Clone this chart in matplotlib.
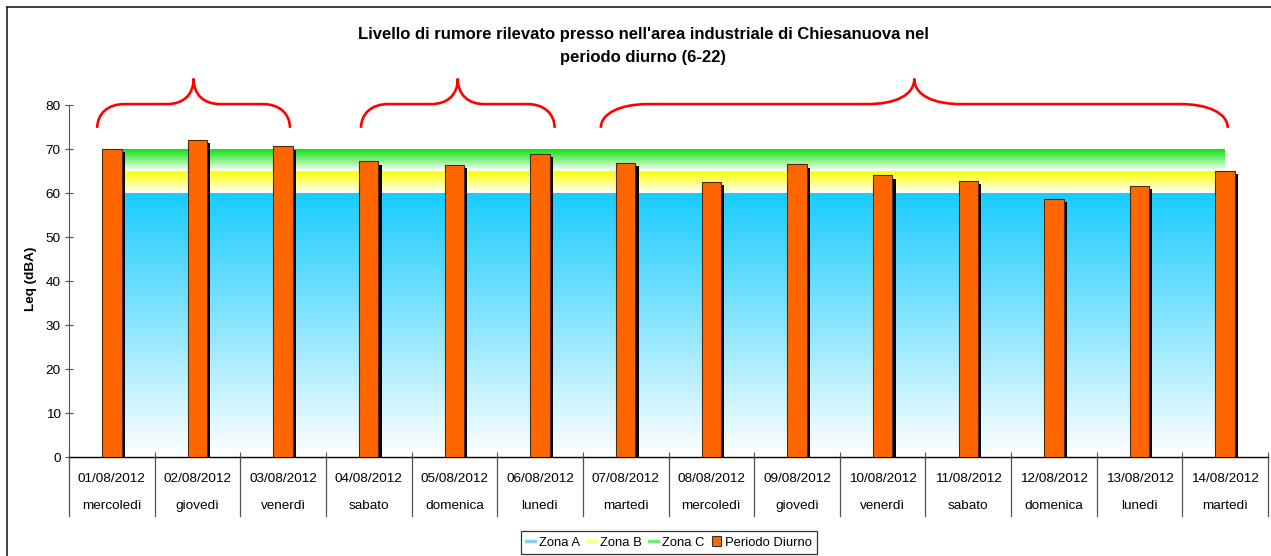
import matplotlib
matplotlib.use("Agg")
import matplotlib.pyplot as plt
import numpy as np
from matplotlib.path import Path
from matplotlib.patches import PathPatch, Patch
from matplotlib.lines import Line2D
import matplotlib.patheffects as pe
from matplotlib.colors import to_rgb

plt.rcParams['font.family'] = ['Liberation Sans', 'DejaVu Sans']

# ---------------- data ----------------
dates = ["01/08/2012", "02/08/2012", "03/08/2012", "04/08/2012", "05/08/2012",
         "06/08/2012", "07/08/2012", "08/08/2012", "09/08/2012", "10/08/2012",
         "11/08/2012", "12/08/2012", "13/08/2012", "14/08/2012"]
days = ["mercoledì", "giovedì", "venerdì", "sabato", "domenica", "lunedì",
        "martedì", "mercoledì", "giovedì", "venerdì", "sabato", "domenica",
        "lunedì", "martedì"]
periodo_diurno = [70.0, 72.1, 70.6, 67.2, 66.4, 68.8, 66.9, 62.5, 66.5, 64.0,
                  62.8, 58.6, 61.6, 65.0]
zona_a = [60] * 14   # limit zone A
zona_b = [5] * 14    # increment to zone B (65)
zona_c = [5] * 14    # increment to zone C (70)

title = "Livello di rumore rilevato presso nell'area industriale di Chiesanuova nel\nperiodo diurno (6-22)"
ylabel = "Leq (dBA)"
yticks = [0, 10, 20, 30, 40, 50, 60, 70, 80]

# ---------------- figure ----------------
W, H = 1271, 556
fig = plt.figure(figsize=(W / 100, H / 100), dpi=100)
ax = fig.add_axes([69 / W, 1 - 457 / H, (1268 - 69) / W, (457 - 105) / H])

n = len(dates)
x = np.arange(n)

# gradient filled stacked areas
def gradient_fill(ax, x, y0, y1, color, zorder):
    poly = ax.fill_between(x, y0, y1, facecolor='none', edgecolor='none', zorder=zorder)
    rgb = np.array(to_rgb(color))
    N = 256
    t = np.linspace(0, 1, N)[:, None]
    img = (1 - t) * np.ones(3) + t * rgb
    img = img[:, None, :]
    lo, hi = float(np.min(y0)), float(np.max(y1))
    im = ax.imshow(img, extent=(x[0], x[-1], lo, hi), origin='lower',
                   aspect='auto', zorder=zorder, interpolation='bilinear')
    path = poly.get_paths()[0]
    im.set_clip_path(path, transform=ax.transData)
    return im

za = np.array(zona_a, float)
zb = za + np.array(zona_b, float)
zc = zb + np.array(zona_c, float)
gradient_fill(ax, x, np.zeros(n), za, "#19CCFF", 1)
gradient_fill(ax, x, za, zb, "#FFFF00", 1)
gradient_fill(ax, x, zb, zc, "#10E010", 1)

# bars with shadow
bars = ax.bar(x, periodo_diurno, width=0.227, color="#FF6600",
              edgecolor="#4a2a10", linewidth=0.8, zorder=3)
for b in bars:
    b.set_path_effects([pe.SimplePatchShadow(offset=(2.3, -2.3), shadow_rgbFace='black', alpha=1.0),
                        pe.Normal()])

ax.set_xlim(-0.5, n - 0.5)
ax.set_ylim(0, 80)
ax.set_yticks(yticks)
ax.tick_params(axis='y', direction='inout', length=6, width=0.8, colors='#555555',
               labelcolor='black', labelsize=9.7, pad=3)
for s in ['top', 'right']:
    ax.spines[s].set_visible(False)
ax.spines['left'].set_color('#555555')
ax.spines['bottom'].set_color('black')
ax.spines['bottom'].set_linewidth(1.0)

# x categories
ax.set_xticks(x)
ax.set_xticklabels([f"{d}\n{g}" for d, g in zip(dates, days)], fontsize=9.7,
                   linespacing=2.63)
ax.tick_params(axis='x', length=0, pad=11.5)
ax.set_xticks(np.arange(-0.5, n, 1.0), minor=True)
ax.tick_params(axis='x', which='minor', direction='inout', length=7, width=0.8, color='#555555')
for b in np.arange(-0.5, n, 1.0):
    ax.plot([b, b], [0, -0.168], transform=ax.get_xaxis_transform(), color='#555555',
            lw=0.9, clip_on=False, zorder=5)

ax.set_ylabel(ylabel, fontsize=9.7, fontweight='bold')
ax.yaxis.set_label_coords(-(69 - 37) / (1268 - 69), (457 - 279) / (457 - 105))

# title
fig.text(643 / W, 1 - 46 / H, title, ha='center', va='center', fontsize=12,
         fontweight='bold', linespacing=1.69)

# braces
def brace(ax, x0, x1, xm, ytip, ymid, ypeak, r):
    verts = [
        (x0, ytip), (x0, ytip + 0.6 * (ymid - ytip)), (x0 + 0.4 * r, ymid), (x0 + r, ymid),
        (xm - r, ymid),
        (xm - 0.4 * r, ymid), (xm, ymid + 0.35 * (ypeak - ymid)), (xm, ypeak),
        (xm, ymid + 0.35 * (ypeak - ymid)), (xm + 0.4 * r, ymid), (xm + r, ymid),
        (x1 - r, ymid),
        (x1 - 0.4 * r, ymid), (x1, ymid + 0.4 * (ytip - ymid)), (x1, ytip),
    ]
    codes = [Path.MOVETO, Path.CURVE4, Path.CURVE4, Path.CURVE4,
             Path.LINETO,
             Path.CURVE4, Path.CURVE4, Path.CURVE4,
             Path.CURVE4, Path.CURVE4, Path.CURVE4,
             Path.LINETO,
             Path.CURVE4, Path.CURVE4, Path.CURVE4]
    p = PathPatch(Path(verts, codes), facecolor='none', edgecolor='#FF0000',
                  lw=1.9, clip_on=False, zorder=6)
    ax.add_patch(p)

for (a0, a1) in [(-0.17, 2.08), (2.91, 5.17), (5.71, 13.03)]:
    mid = (a0 + a1) / 2
    half = (a1 - a0) / 2
    brace(ax, a0, a1, mid, 74.8, 80.2, 86.0, min(0.2 + 0.1 * half, 0.55))

# legend
handles = [Line2D([], [], color="#7FD4F5", lw=2.5),
           Line2D([], [], color="#FFFF80", lw=2.5),
           Line2D([], [], color="#70F070", lw=2.5),
           Patch(facecolor="#FF6600", edgecolor="#333333", lw=0.8)]
labels = ["Zona A", "Zona B", "Zona C", "Periodo Diurno"]
leg = fig.legend(handles, labels, loc='center', bbox_to_anchor=(669 / W, 1 - 542.5 / H),
                 ncol=4, frameon=True, fancybox=False, fontsize=9.4, handlelength=0.7,
                 handleheight=0.7, handletextpad=0.3, columnspacing=0.55,
                 borderpad=0.4, edgecolor='black')
leg.get_frame().set_linewidth(0.9)

# outer chart border (left & top visible)
fig.add_artist(Line2D([6.5 / W, 6.5 / W], [0, 1 - 7 / H], transform=fig.transFigure,
                      color='#222222', lw=1.2))
fig.add_artist(Line2D([6.5 / W, 1], [1 - 7 / H, 1 - 7 / H], transform=fig.transFigure,
                      color='#222222', lw=1.2))

fig.savefig("out.png", dpi=100)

Task brief – Of all the lines in the listing above, how many include "matplotlib"? Write only the number.

Worked solution – 9